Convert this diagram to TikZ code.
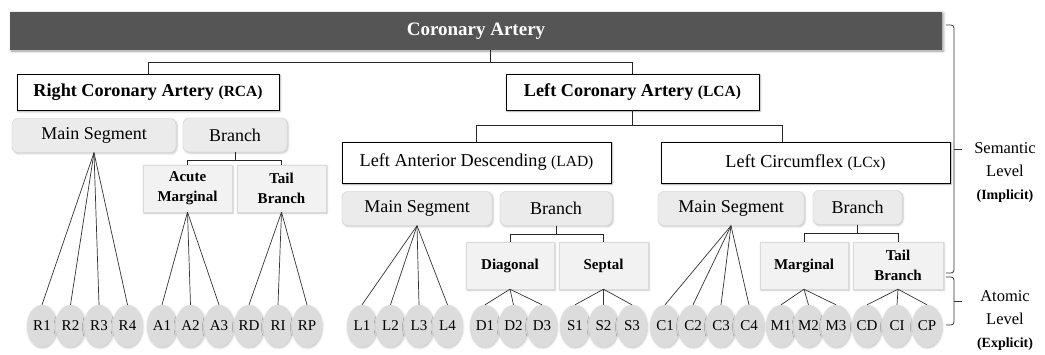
\documentclass[tikz,border=0pt]{standalone}
\usepackage{fontspec}
\setmainfont{Liberation Serif}
\usepackage{tikz}
\usetikzlibrary{positioning,shapes.geometric,shadows.blur}
\definecolor{barGray}{HTML}{555555}
\definecolor{segFill}{HTML}{EBEBEB}
\definecolor{segLine}{HTML}{D2D2D2}
\definecolor{subFill}{HTML}{F2F2F2}
\definecolor{subLine}{HTML}{DADADA}
\definecolor{leafFill}{HTML}{DCDCDC}
\newcommand{\vesselabbr}[1]{{\fontsize{15.5}{17}\selectfont #1}}
\newcommand{\lvlnote}[1]{{\bfseries\fontsize{14}{16}\selectfont #1}}
\tikzset{
    topbar/.style={
           rectangle,
           fill=barGray, text=white,
           minimum width=932pt, minimum height=38pt,
           inner sep=0pt,
           font=\bfseries\fontsize{19}{21}\selectfont,
           blur shadow={shadow xshift=1.5pt, shadow yshift=-1pt, shadow blur radius=2.5pt},
           },
    artery/.style={
           rectangle,
           draw=black, line width=0.9pt, fill=white,
           minimum height=36pt,
           inner sep=2pt,
           font=\bfseries\fontsize{18.2}{20}\selectfont,
           blur shadow={shadow xshift=1pt, shadow yshift=-1pt, shadow blur radius=2pt},
           },
    vessel/.style={
           artery,
           minimum height=41pt,
           font=\fontsize{18.2}{20}\selectfont,
           },
    seg/.style={
           rectangle,
           rounded corners=6pt,
           draw=segLine, fill=segFill,
           minimum height=34pt,
           inner sep=2pt,
           font=\fontsize{18}{20}\selectfont,
           blur shadow={shadow xshift=1pt, shadow yshift=-1pt, shadow blur radius=2pt, shadow opacity=25},
           },
    sub/.style={
           rectangle,
           draw=subLine, fill=subFill,
           minimum width=89pt, minimum height=47pt,
           inner sep=2pt, align=center,
           font=\bfseries\fontsize{15}{20}\selectfont,
           blur shadow={shadow xshift=1pt, shadow yshift=-1pt, shadow blur radius=2pt, shadow opacity=25},
           },
    leaf/.style={
           ellipse,
           fill=leafFill,
           minimum width=30pt, minimum height=42pt,
           inner sep=0pt,
           font=\fontsize{15}{16}\selectfont,
           blur shadow={shadow xshift=0.5pt, shadow yshift=-1pt, shadow blur radius=2pt, shadow opacity=25},
           },
    tree/.style={draw=black!85, line width=0.9pt},
    twig/.style={draw=black!80, line width=0.7pt},
    lvlline/.style={draw=black!80, line width=0.8pt, rounded corners=3pt},
    lvl/.style={align=center, font=\fontsize{16.5}{23}\selectfont},
}

\begin{document}
\begin{tikzpicture}[x=1pt,y=-1pt,-]
\useasboundingbox (0,0) rectangle (1045,354);

    \node[topbar] (CA) at (476,31) {Coronary Artery};

    \node[artery,minimum width=262pt] (RCA) at (148,92.5) {Right Coronary Artery \vesselabbr{(RCA)}};
    \node[artery,minimum width=253pt] (LCA) at (632.5,92) {Left Coronary Artery \vesselabbr{(LCA)}};

    % right coronary artery
    \node[seg,minimum width=164pt] (rMain) at (94,135.5) {Main Segment};
    \node[seg,minimum width=104pt] (rBr)   at (235,135)  {Branch};
    \node[sub] (rAM) at (187.5,188.5) {Acute\\Marginal};
    \node[sub] (rTB) at (281.5,188.5) {Tail\\Branch};

    % left coronary artery
    \node[vessel,minimum width=269pt] (LAD) at (476.5,162.5) {Left Anterior Descending \vesselabbr{\mdseries(LAD)}};
    \node[vessel,minimum width=289pt] (LCx) at (805.5,162.5) {Left Circumflex \vesselabbr{\mdseries(LCx)}};

    \node[seg,minimum width=150pt] (dMain) at (417,208.5) {Main Segment};
    \node[seg,minimum width=112pt] (dBr)   at (556,208.5) {Branch};
    \node[sub,minimum width=88pt] (dDg) at (510,265.5)   {Diagonal};
    \node[sub] (dSp) at (603.5,265.5) {Septal};

    \node[seg,minimum width=146pt] (cMain) at (731,208.5)   {Main Segment};
    \node[seg,minimum width=89pt]  (cBr)   at (857.5,207.5) {Branch};
    \node[sub,minimum width=88pt] (cMg) at (804,265.5) {Marginal};
    \node[sub,minimum width=90pt] (cTB) at (898,265.5) {Tail\\Branch};

    % leaves
    \node[leaf] (R1) at (42,326) {R1};
    \node[leaf,right of=R1,node distance=28.5pt] (R2) {R2};
    \node[leaf,right of=R2,node distance=28.5pt] (R3) {R3};
    \node[leaf,right of=R3,node distance=28.5pt] (R4) {R4};
    \node[leaf] (A1) at (162,326) {A1};
    \node[leaf,right of=A1,node distance=28.5pt] (A2) {A2};
    \node[leaf,right of=A2,node distance=28.5pt] (A3) {A3};
    \node[leaf] (RD) at (249,326) {RD};
    \node[leaf,right of=RD,node distance=29pt] (RI) {RI};
    \node[leaf,right of=RI,node distance=29pt] (RP) {RP};
    \node[leaf] (L1) at (362,326) {L1};
    \node[leaf,right of=L1,node distance=28.5pt] (L2) {L2};
    \node[leaf,right of=L2,node distance=28.5pt] (L3) {L3};
    \node[leaf,right of=L3,node distance=28.5pt] (L4) {L4};
    \node[leaf] (D1) at (485,326) {D1};
    \node[leaf,right of=D1,node distance=28.5pt] (D2) {D2};
    \node[leaf,right of=D2,node distance=28.5pt] (D3) {D3};
    \node[leaf] (S1) at (575,326) {S1};
    \node[leaf,right of=S1,node distance=28.5pt] (S2) {S2};
    \node[leaf,right of=S2,node distance=28.5pt] (S3) {S3};
    \node[leaf] (C1) at (665,326) {C1};
    \node[leaf,right of=C1,node distance=28pt] (C2) {C2};
    \node[leaf,right of=C2,node distance=28pt] (C3) {C3};
    \node[leaf,right of=C3,node distance=28pt] (C4) {C4};
    \node[leaf] (M1) at (781,326) {M1};
    \node[leaf,right of=M1,node distance=27.5pt] (M2) {M2};
    \node[leaf,right of=M2,node distance=27.5pt] (M3) {M3};
    \node[leaf] (CD) at (867,326) {CD};
    \node[leaf,right of=CD,node distance=30pt] (CI) {CI};
    \node[leaf,right of=CI,node distance=30pt] (CP) {CP};

    % tree lines
    \coordinate (j0) at (490,62);
    \draw[tree] ([xshift=14pt]CA.south) -- (j0) -| (RCA.north);
    \draw[tree] (j0) -| (LCA.north);
    \draw[tree] (LCA.south) -- ++(0,15) coordinate (j1);
    \draw[tree] (j1) -| (LAD.north);
    \draw[tree] (j1) -| ([xshift=-23.5pt]LCx.north);

    \draw[tree] (rBr.south) -- ++(0,8) coordinate (j2);
    \draw[tree] (j2) -| (rAM.north);
    \draw[tree] (j2) -| (rTB.north);
    \draw[tree] (dBr.south) -- ++(0,9) coordinate (j3);
    \draw[tree] (j3) -| (dDg.north);
    \draw[tree] (j3) -| (dSp.north);
    \draw[tree] (cBr.south) -- ++(0,9) coordinate (j4);
    \draw[tree] (j4) -| (cMg.north);
    \draw[tree] (j4) -| (cTB.north);

    \path[twig] (rMain.south) edge (R1.north) edge (R2.north) edge (R3.north) edge (R4.north);
    \path[twig] (rAM.south) edge (A1.north) edge (A2.north) edge (A3.north);
    \path[twig] (rTB.south) edge (RD.north) edge (RI.north) edge (RP.north);
    \path[twig] (dMain.south) edge (L1.north) edge (L2.north) edge (L3.north) edge (L4.north);
    \path[twig] (dDg.south) edge (D1.north) edge (D2.north) edge (D3.north);
    \path[twig] (dSp.south) edge (S1.north) edge (S2.north) edge (S3.north);
    \path[twig] (cMain.south) edge (C1.north) edge (C2.north) edge (C3.north) edge (C4.north);
    \path[twig] (cMg.south) edge (M1.north) edge (M2.north) edge (M3.north);
    \path[twig] (cTB.south) edge (CD.north) edge (CI.north) edge (CP.north);

    % levels
    \coordinate (bTop) at (946,25);
    \coordinate (bMid) at (946,273);
    \coordinate (bLow) at (946,277);
    \coordinate (bBot) at (946,325);
    \draw[lvlline] (bTop) -- ++(8,0) |- (bMid);
    \draw[lvlline] (bLow) -- ++(8,0) |- (bBot);
    \draw[lvlline] ([xshift=8pt]bTop |- 0,149) -- ++(8,0);
    \draw[lvlline] ([xshift=8pt]bLow |- 0,301) -- ++(8,0);
    \node[lvl] (sem) at (1005,173) {Semantic\\Level\\\lvlnote{(Implicit)}};
    \node[lvl] (atm) at (1005,321) {Atomic\\Level\\\lvlnote{(Explicit)}};

\end{tikzpicture}
\end{document}
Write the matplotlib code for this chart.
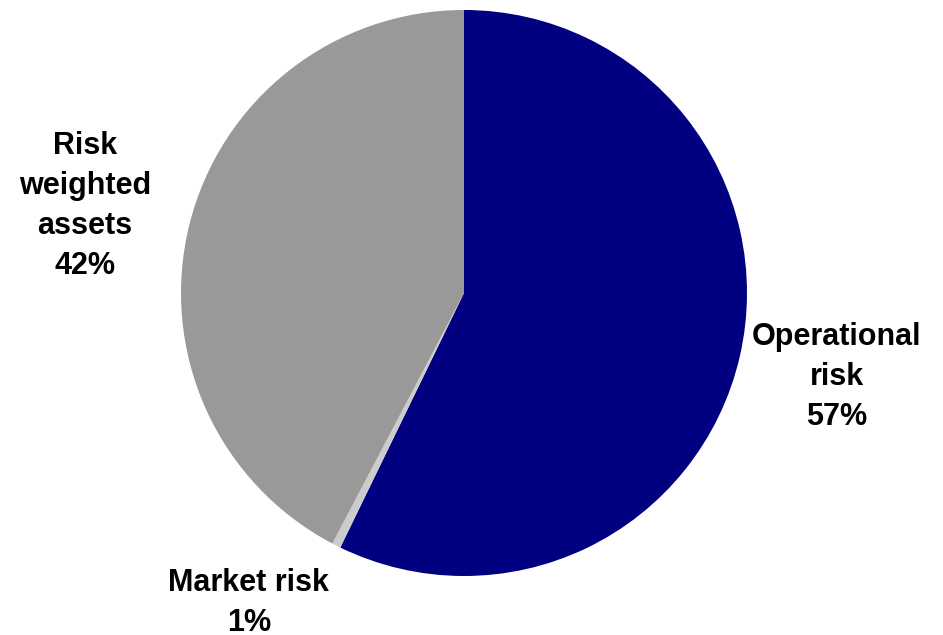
import matplotlib
matplotlib.use("Agg")
import matplotlib.pyplot as plt

# capital requirement split
categories = ["Operational\nrisk", "Market risk", "Risk\nweighted\nassets"]
shares = [57.2, 0.5, 42.3]
share_labels = ["57%", "1%", "42%"]
colors = ["#000080", "#CCCCCC", "#999999"]

plt.rcParams["font.family"] = ["Liberation Sans", "DejaVu Sans"]

fig = plt.figure(figsize=(9.43, 6.35), dpi=100)
W, H = 943, 635
# pie centred at (464, 293) px with radius 283 px
ax = fig.add_axes([181 / W, (H - 576) / H, 566 / W, 566 / H])

ax.pie(shares, colors=colors, startangle=90, counterclock=False,
       radius=1.0, wedgeprops=dict(linewidth=0))
ax.set_xlim(-1, 1)
ax.set_ylim(-1, 1)
ax.set_aspect("equal")
ax.axis("off")

# label positions in radius units
label_pos = [(1.318, -0.297), (-0.760, -1.095), (-1.339, 0.307)]
for name, pct, (x, y) in zip(categories, share_labels, label_pos):
    ax.text(x, y, name + "\n" + pct, ha="center", va="center",
            fontsize=22, fontweight="bold", linespacing=1.44,
            color="black")

fig.savefig("out.png", dpi=100)
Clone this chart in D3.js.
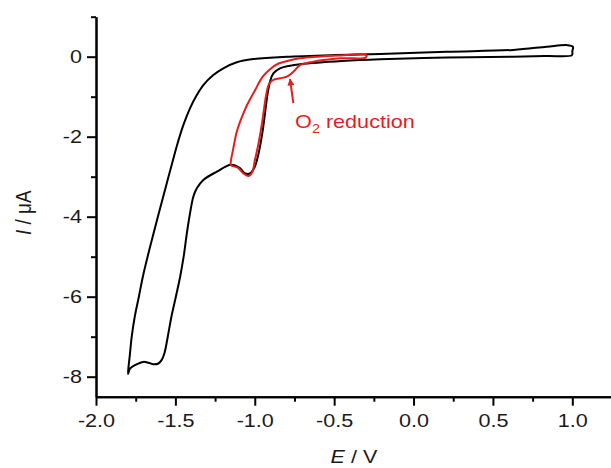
<!DOCTYPE html>
<html>
<head>
<meta charset="utf-8">
<script src="https://cdn.jsdelivr.net/npm/d3@7"></script>
<style>
  html, body { margin: 0; padding: 0; background: #fff; }
  svg { display: block; font-family: "Liberation Sans", Arial, sans-serif; }
</style>
</head>
<body>
<svg id="chart" width="611" height="468"></svg>
<script>
// Cyclic voltammogram over the full window (1.0 V -> -1.8 V -> 1.0 V), black loop
const blackE = [0.998, 0.84, 0.628, 0.21, -0.21, -0.45, -0.715, -0.778, -0.841, -0.883, -0.904, -0.92, -0.935, -0.952, -0.975, -1.0, -1.03, -1.06, -1.095, -1.15,
  -1.239, -1.324, -1.365, -1.387, -1.408, -1.428, -1.448, -1.47, -1.497, -1.525, -1.548, -1.568, -1.586, -1.607, -1.639, -1.67, -1.702, -1.754, -1.786, -1.798,
  -1.795, -1.788, -1.775, -1.756, -1.73, -1.705, -1.675, -1.643, -1.605, -1.56, -1.515, -1.485, -1.45, -1.408, -1.365, -1.324, -1.261, -1.198, -1.113, -1.009, -0.904, -0.798, -0.5, -0.21, 0.21, 0.628, 0.84, 0.966, 1.004, 1.0];
const blackI = [0.04, 0.02, 0.0, -0.02, -0.065, -0.11, -0.19, -0.225, -0.29, -0.415, -0.625, -0.95, -1.4, -1.9, -2.4, -2.75, -2.92, -2.92, -2.78, -2.7,
  -2.875, -3.08, -3.29, -3.5, -3.92, -4.42, -5.0, -5.5, -6.0, -6.5, -7.0, -7.4, -7.58, -7.67, -7.69, -7.65, -7.63, -7.71, -7.8, -7.93,
  -7.75, -7.5, -7.0, -6.5, -6.0, -5.5, -5.0, -4.5, -3.92, -3.25, -2.58, -2.15, -1.71, -1.29, -0.96, -0.71, -0.46, -0.29, -0.14, -0.06, -0.025, 0.0, 0.04, 0.07, 0.125, 0.17, 0.25, 0.29, 0.25, 0.14];

// Narrow window (-0.3 V -> -1.15 V -> -0.3 V), red loop
const redE = [-0.30, -0.463, -0.631, -0.715, -0.757, -0.798, -0.841, -0.883, -0.91, -0.928, -0.943, -0.958, -0.978, -1.0, -1.015, -1.04, -1.074, -1.105, -1.15,
  -1.15, -1.137, -1.115, -1.09, -1.05, -1.0, -0.95, -0.9, -0.85, -0.79, -0.715, -0.609, -0.463, -0.30];
const redI = [-0.02, -0.04, -0.125, -0.21, -0.375, -0.5, -0.54, -0.58, -0.68, -0.95, -1.35, -1.75, -2.2, -2.6, -2.88, -2.98, -2.91, -2.78, -2.71,
  -2.6, -2.33, -1.9, -1.6, -1.22, -0.85, -0.5, -0.3, -0.17, -0.1, -0.04, 0.0, 0.03, 0.05];

// Axis ticks
const xMajorTicks = [-2.0, -1.5, -1.0, -0.5, 0.0, 0.5, 1.0];
const xMinorTicks = [-1.75, -1.25, -0.75, -0.25, 0.25, 0.75, 1.25];
const yMajorTicks = [0, -2, -4, -6, -8];
const yMinorTicks = [1, -1, -3, -5, -7];

// Annotation for the oxygen reduction shoulder
const arrowFrom = [-0.757, -1.16];
const arrowTo = [-0.778, -0.56];
const noteAt = [-0.746, -1.78];

const svg = d3.select("#chart");
const red = "#e41e1e";
const ink = "#1a1a1a";
const fontSize = 18;
const stretch = 1.2; // glyphs are drawn wide

const x = d3.scaleLinear().domain([-2.0, 1.25]).range([96, 612]);
const y = d3.scaleLinear().domain([-8.5, 1.0]).range([396.7, 16.7]);

const fmtX = d => d3.format(".1f")(d).replace("−", "-");
const fmtY = d => d3.format("d")(d).replace("−", "-");

const xMinor = d3.axisBottom(x).tickValues(xMinorTicks).tickSize(5).tickSizeOuter(0).tickFormat("");
const xMajor = d3.axisBottom(x).tickValues(xMajorTicks).tickSize(9).tickSizeOuter(0).tickPadding(9).tickFormat(fmtX);
const yMinor = d3.axisLeft(y).tickValues(yMinorTicks).tickSize(5).tickSizeOuter(0).tickFormat("");
const yMajor = d3.axisLeft(y).tickValues(yMajorTicks).tickSize(9).tickSizeOuter(0).tickPadding(5).tickFormat(fmtY);

function styleAxis(g) {
  g.select(".domain").attr("stroke", "#000").attr("stroke-width", 2);
  g.selectAll(".tick line").attr("stroke", "#000").attr("stroke-width", 2);
  g.selectAll(".tick text").attr("fill", ink).attr("font-size", fontSize)
    .attr("font-family", "'Liberation Sans', Arial, sans-serif");
}

svg.append("g").attr("transform", `translate(0,${y(-8.5)})`).call(xMinor).call(styleAxis);
svg.append("g").attr("transform", `translate(0,${y(-8.5)})`).call(xMajor).call(styleAxis)
  .selectAll(".tick text").attr("transform", `scale(${stretch},1)`);
svg.append("g").attr("transform", `translate(${x(-2.0)},0)`).call(yMinor).call(styleAxis);
svg.append("g").attr("transform", `translate(${x(-2.0)},0)`).call(yMajor).call(styleAxis)
  .selectAll(".tick text").attr("x", -14 / stretch).attr("transform", `scale(${stretch},1)`);

// Axis titles
const xTitle = svg.append("text")
  .attr("transform", `translate(${(x(-2.0) + x(1.25)) / 2},463) scale(${stretch},1)`)
  .attr("text-anchor", "middle").attr("font-size", fontSize).attr("fill", ink);
xTitle.append("tspan").attr("font-style", "italic").text("E");
xTitle.append("tspan").text(" / V");

const yTitle = svg.append("text")
  .attr("transform", `translate(31,${(y(1.0) + y(-8.5)) / 2 + 6}) scale(${stretch},1) rotate(-90)`)
  .attr("text-anchor", "middle").attr("font-size", fontSize + 1).attr("fill", ink);
yTitle.append("tspan").attr("font-style", "italic").text("I");
yTitle.append("tspan").text(" / μA");

// Curves
const loop = d3.line().x(d => x(d[0])).y(d => y(d[1])).curve(d3.curveCatmullRomClosed.alpha(0.5));

const blackPts = blackE.map((e, i) => [e, blackI[i]]);
const redPts = redE.map((e, i) => [e, redI[i]]);

svg.append("path").attr("d", loop(blackPts))
  .attr("fill", "none").attr("stroke", "#000").attr("stroke-width", 2).attr("stroke-linejoin", "round");
svg.append("path").attr("d", loop(redPts))
  .attr("fill", "none").attr("stroke", red).attr("stroke-width", 2).attr("stroke-linejoin", "round");

// Arrow and label
svg.append("defs").append("marker")
  .attr("id", "head").attr("viewBox", "0 0 10 10").attr("refX", 9).attr("refY", 5)
  .attr("markerWidth", 8).attr("markerHeight", 7).attr("markerUnits", "userSpaceOnUse")
  .attr("orient", "auto")
  .append("path").attr("d", "M0,0 L10,5 L0,10 Z").attr("fill", red);

svg.append("line")
  .attr("x1", x(arrowFrom[0])).attr("y1", y(arrowFrom[1]))
  .attr("x2", x(arrowTo[0])).attr("y2", y(arrowTo[1]))
  .attr("stroke", red).attr("stroke-width", 2).attr("marker-end", "url(#head)");

const note = svg.append("text")
  .attr("transform", `translate(${x(noteAt[0])},${y(noteAt[1])}) scale(${stretch},1)`)
  .attr("font-size", fontSize).attr("fill", red);
note.append("tspan").text("O");
note.append("tspan").attr("font-size", 12).attr("dy", 5).text("2");
note.append("tspan").attr("dy", -5).text(" reduction");
</script>
</body>
</html>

==*==

▸ WORK REQUIRED
With the pictures removed from your copy, retype the lines above from the one that contains "Write the matplotlib code for this chart." through the one that contains "import matplotlib.pyplot as plt", exactly.

▸ COMPLETED EXERCISE
Write the matplotlib code for this chart.
import matplotlib
matplotlib.use("Agg")
import matplotlib.pyplot as plt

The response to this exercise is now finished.